The filings from those gears is like carborundum because it's hardened steel. If you feel confident that you can remove every molecule of gear powder from every nook and cranny and every bearing, then just replace the parts. You didn't drive it from Alabama to Chicago, so it's probably confined to just the center section. But at least I have planted the seed of doubt to cause you to consider the possibilities.
Replace the case? What do mean by that? You mean just replace the differential mechanism? Then yes, no reason to replace anything else, but depending on the mileage, just inspect your bearings to make sure they don't have any wear.
I would probably re-inspect the ring pinion with a magnifying glass when you remove it and do a good cleaning. Then, if it looks good, just run it. Probably not worth it to regear since you are boosted application, but not really sure. 4.10s are still fine for highway, it think it's going to be around a 200-300 rpm difference, yes. But if the existing gears are damaged, then I would probably go with 4.10.
Also, check your existing ring gear backlash before taking it apart, as a frame of reference. Good luck.
3.73 to 4.10 is not much of a change. I would likely just change the carrier and carrier bearings as long as the R&P were not damaged. As mentioned, inspect and thoroughly clean, replace what's broken, go do burnouts.

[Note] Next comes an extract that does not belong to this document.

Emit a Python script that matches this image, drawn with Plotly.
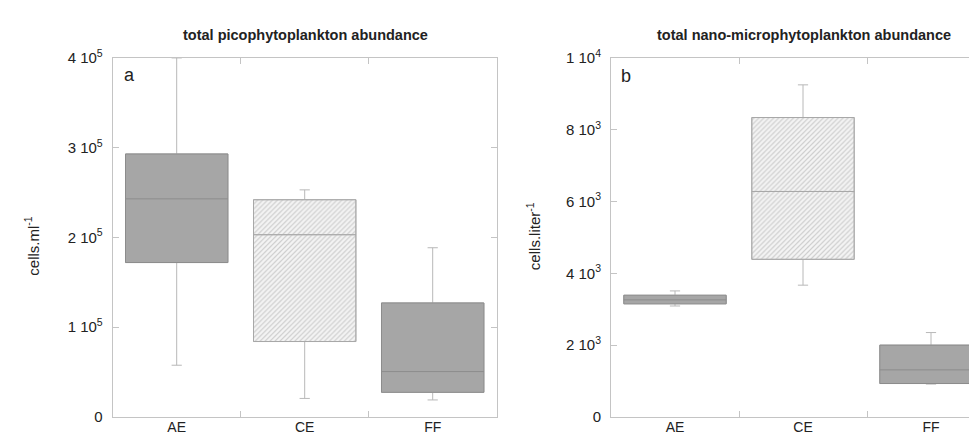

Thanks guys. Yes I would be changing the carrier bearrings for sure as well. If the ring and pinion do end up being good once the shop also looks at them, maybe i would be better off using the money that would have been spent on gears, on a new converter. All this motor, transmission has been out and built twice, and I've still got a stock stall converter in there.
What size tires?
If gears look fine it go back with them.
If they are hurt in anyway, time to replace.
but depending on tire size would help with picking a gear.
If you have 31" tires and go from 3.73 to 4.10 gears you will see a 197rpm increase.
34" tire 3.73 to 4.10 is a 174 rpm increase.
Ya stock size. 275/55r20. So 31.9. Looking at getting a whole kit of gears, bearrings and carrier from Quick Performance. Even after shipping, duty, and dollar conversion it's cheaper then getting stuff in Canada.
I just put a limited slip in my little s10 7.5 10 bolt and I can say without changing the gears it’s way easier then changing the carrier and gear set. If your gears are good you pinion depth will also be good so you just have to shim the carrier till you get the right back lash and the pattern should be just like gm set it at.
I just put a limited slip in ... it’s way easier then changing the carrier
Limited slip IS the carrier.
And yes, changing the carrier, whether limited slip or not, without also changing the gears, is pretty eeeeeeezzzy... pop out the axles, pull the carrier, swap the ring from the old carrier to the new, shim for proper backlash & preload and reinstall, put the axles & fluid back in. Doesn't hurt, in a high mileage rear, to tighten up the pinion nut slightly until you get a little bit of preload, before putting the carrier back in. Changing gears is considerably more involved, because of setting the correct pinion depth and bearing preload.